История русской литературы имеет в запасе образчик истинного мученика своих убеждений, которому случалось изменять их, но которому, однако, благодарное потомство воздвигнет, вероятно, в недалеком будущем монумент, а не осиновый кол. Я говорю о Белинском, о «неистовом Виссарионе», со страшною душевною болью вспоминавшем о своих прошлых заблуждениях. В фактах этого рода, известных из переписки Белинского и из воспоминаний о нем, особенно бросается в глаза следующее обстоятельство. Белинский говорит: «Я писал гнусности, мерзости, чушь» и т. п., и нигде не подметите вы у него и следов жалкой, плаксивой и предательской ноты: меня или нас соблазнили, увлекли такие-то и такие-то преступные люди. Эта черта дорого стоит. Вы видите перед собой мужественного человека, который принимает на себя полную ответственность за то, что он говорил, писал или делал, а не сваливает ее на других. Цинизм настоящих, заслуживающих презрения ренегатов состоит именно в том, что они стараются по возможности обелить себя лично, представляясь жертвами и умалчивая о том, сколько жертв они сами создали, скольких людей они сами склонили к тому, что они ныне объявляют заблуждением.

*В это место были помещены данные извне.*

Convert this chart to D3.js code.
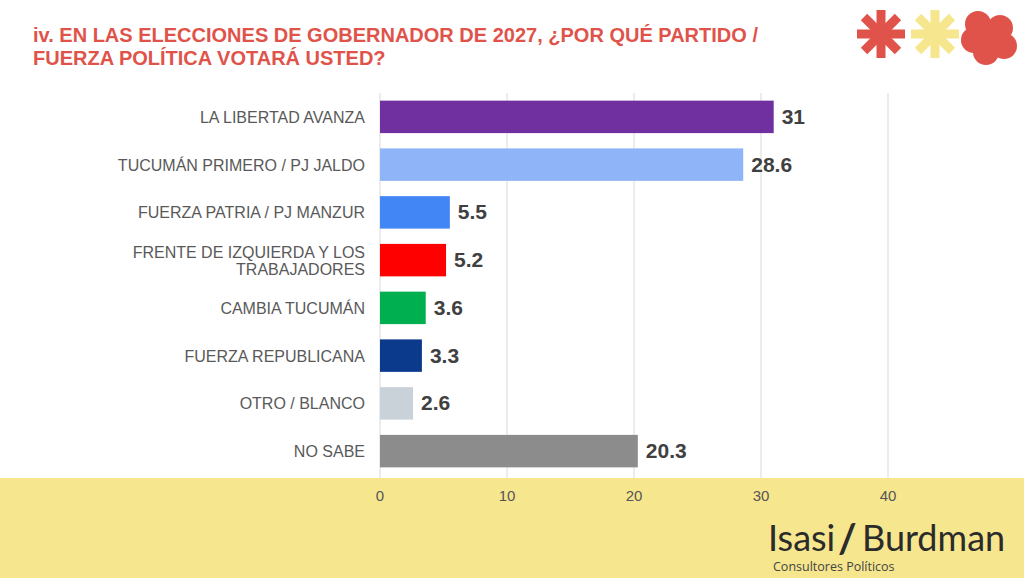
<!DOCTYPE html>
<html><head><meta charset="utf-8">
<script src="https://cdn.jsdelivr.net/npm/d3@7"></script>
<style>body{margin:0;background:#fff}svg{display:block}</style>
</head><body><svg id="c" width="1024" height="578"></svg>
<script>
const categories = [["LA LIBERTAD AVANZA"],["TUCUMÁN PRIMERO / PJ JALDO"],["FUERZA PATRIA / PJ MANZUR"],["FRENTE DE IZQUIERDA Y LOS","TRABAJADORES"],["CAMBIA TUCUMÁN"],["FUERZA REPUBLICANA"],["OTRO / BLANCO"],["NO SABE"]];
const values = [31, 28.6, 5.5, 5.2, 3.6, 3.3, 2.6, 20.3];
const colors = ["#7030a0","#8fb4f8","#4285f4","#ff0000","#00b050","#0b3a8c","#c9d1d9","#8c8c8c"];
const ticks = [0,10,20,30,40];

const svg = d3.select("#c");
const x = d3.scaleLinear().domain([0,40]).range([380,888]);
const y = d3.scaleBand().domain(d3.range(values.length)).range([93,475]).paddingInner(0.32).paddingOuter(0.16);

svg.append("rect").attr("x",0).attr("y",478).attr("width",1024).attr("height",100).attr("fill","#f6e68e");

svg.append("g").selectAll("line").data(ticks).enter().append("line")
  .attr("x1",d=>x(d)).attr("x2",d=>x(d)).attr("y1",93).attr("y2",478)
  .attr("stroke","#d9d9d9");
svg.append("g").selectAll("text").data(ticks).enter().append("text")
  .attr("x",d=>x(d)).attr("y",501).attr("text-anchor","middle")
  .attr("font-family","Liberation Sans, Arial").attr("font-size",15).attr("fill","#555").text(d=>d);

svg.append("g").selectAll("rect").data(values).enter().append("rect")
  .attr("x",x(0)).attr("y",(d,i)=>y(i)).attr("height",y.bandwidth())
  .attr("width",d=>x(d)-x(0)).attr("fill",(d,i)=>colors[i]);

svg.append("g").selectAll("text").data(values).enter().append("text")
  .attr("x",d=>x(d)+8).attr("y",(d,i)=>y(i)+y.bandwidth()/2+7)
  .attr("font-family","Liberation Sans, Arial").attr("font-weight","bold").attr("font-size",21).attr("fill","#404040").text(d=>d);

const lab = svg.append("g").selectAll("text").data(categories).enter().append("text")
  .attr("text-anchor","end").attr("font-family","Liberation Sans, Arial").attr("font-size",16).attr("fill","#595959")
  .attr("y",(d,i)=>y(i)+y.bandwidth()/2+6-(d.length-1)*8.5);
lab.selectAll("tspan").data(d=>d).enter().append("tspan")
  .attr("x",365).attr("dy",(d,j)=>j?17:0).text(d=>d);

svg.append("text").attr("x",33).attr("y",42).attr("font-family","Liberation Sans, Arial").attr("font-weight","bold")
  .attr("font-size",20).attr("fill","#e0534a").text("iv. EN LAS ELECCIONES DE GOBERNADOR DE 2027, ¿POR QUÉ PARTIDO /");
svg.append("text").attr("x",33).attr("y",65).attr("font-family","Liberation Sans, Arial").attr("font-weight","bold")
  .attr("font-size",20).attr("fill","#e0534a").text("FUERZA POLÍTICA VOTARÁ USTED?");

// logos
function star(cx,cy,col){
  const g=svg.append("g").attr("transform",`translate(${cx},${cy})`);
  for(let k=0;k<4;k++) g.append("rect").attr("x",-24).attr("y",-4.5).attr("width",48).attr("height",9)
    .attr("fill",col).attr("transform",`rotate(${k*45})`);
}
star(881,34,"#e0534a"); star(935,34,"#f6e68e");
const cl=svg.append("g").attr("fill","#e0534a");
[[978,24],[1000,28],[1004,46],[986,52],[974,40],[992,38]].forEach(p=>cl.append("circle").attr("cx",p[0]).attr("cy",p[1]).attr("r",13));

svg.append("text").attr("x",768).attr("y",551).attr("font-family","Lato, Open Sans").attr("font-size",36).attr("fill","#2b2b2b").text("Isasi");
svg.append("text").attr("x",838).attr("y",553).attr("font-family","Lato").attr("font-weight","bold").attr("font-size",40).attr("fill","#2b2b2b").text("/");
svg.append("text").attr("x",862).attr("y",551).attr("font-family","Lato, Open Sans").attr("font-size",36).attr("fill","#2b2b2b").text("Burdman");
svg.append("text").attr("x",773).attr("y",571).attr("font-family","Open Sans").attr("font-size",12.5).attr("fill","#444").text("Consultores Políticos");
</script></body></html>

Этого не стыдятся люди вроде Кельсиева, игравшие видную в своем роде роль и которым поэтому минорный плаксивый тон особенно не пристал. Бывают, впрочем, экземпляры гораздо еще непригляднее, чем Кельсиев, но масса отступает не так крикливо. «Двойственный тип, к которому принадлежал Кельсиев, – говорил Шептунов, – не составляет редкости, и именно у нас, в России, но шестидесятые годы выставили его в количестве более обыкновенного». И далее: «Двойственный тип, теряя постепенно свою бравурную и циническую окраску, принимал все менее и менее яркий цвет и, увеличиваясь численно, становился наконец частью общественного мнения. Такую часть общественного мнения сформировали все те, которые приняли сначала участие в движении идей шестидесятых годов, затем стали думать иначе и к своей лучшей и самой яркой поре жизни начали относиться с высокомерием, называя шестидесятые годы эпохой незрелого увлечения. Едва ли, однако, эти люди имели и имеют право обобщать в себе все то время».
Еще бы! Кельсиев облыжно называл себя «жертвой новой русской истории», тогда как на самом деле он был жертвой именно старой русской истории, образовавшей в его душе пустоту, которая могла наполниться каким угодно содержанием и потом опорожниться для нового наполнения. Таких людей было немало, но, к счастью, свет не клином на них сошелся. Благодаря тем естественным прорехам в системе, о которых было говорено выше и через которые проникали разные случайные влияния, с трудом и с огромными жертвами, но складывались все-таки известные умственные и нравственные традиции, складывались неистребимо прочно, может быть, частью именно потому, что покупались очень дорогой ценой. А тут засияло историческое солнце. Не будем говорить о тех счастливцах, которые были к шестидесятым годам уже готовыми людьми, с запасом теоретических знаний или житейской опытности, с вполне сложившимися убеждениями и определенною нравственною физиономией. Возьмем одного из тысяч, развивавшихся при самых неблагоприятных условиях. Возьмем Н. В. Шелгунова. «Таких, как я, – говорит он, – были десятки тысяч людей, и принадлежали мы не к той формации, которая выросла из известного московского кружка{8}. О существовании этого кружка и его идеях мы даже не подозревали».
В противоположность большинству людей, пишущих свои воспоминания, Шелгунов очень скуп на чисто автобиографические подробности, даже чересчур скуп. Бросив мимоходом ту или другую этого рода черту, он торопится утопить ее в каких-нибудь сближениях или в какой-нибудь общей мысли и даже не доводить до конца; так что материалов для характеристики его личности мы, собственно говоря, не имеем или почти не имеем, а пользоваться для этого своими собственными наблюдениями и почерпнутыми из личного с ним знакомства соображениями я почитаю нескромным. Есть, однако, в воспоминаниях одна именно мимоходом, вскользь брошенная подробность, которая, мне кажется, многое освещает. Говоря о своем воспитании в Лесном институте, Шелгунов, между прочим, вспоминает: «Запершись в классе, мы передразнивали наше начальство, пели пародии на тропари, солдатские непристойные песни в барковском стиле (из какой казармы они к нам попали – не знаю), декламировали трагедии Баркова{9}. Подобные молебны, в которых я хоть и не принимал прямого участия, но при которых всегда присутствовал и даже подтягивал в хоре, нисколько не помешали мне потом плакать над библией и мечтать сделаться проповедником».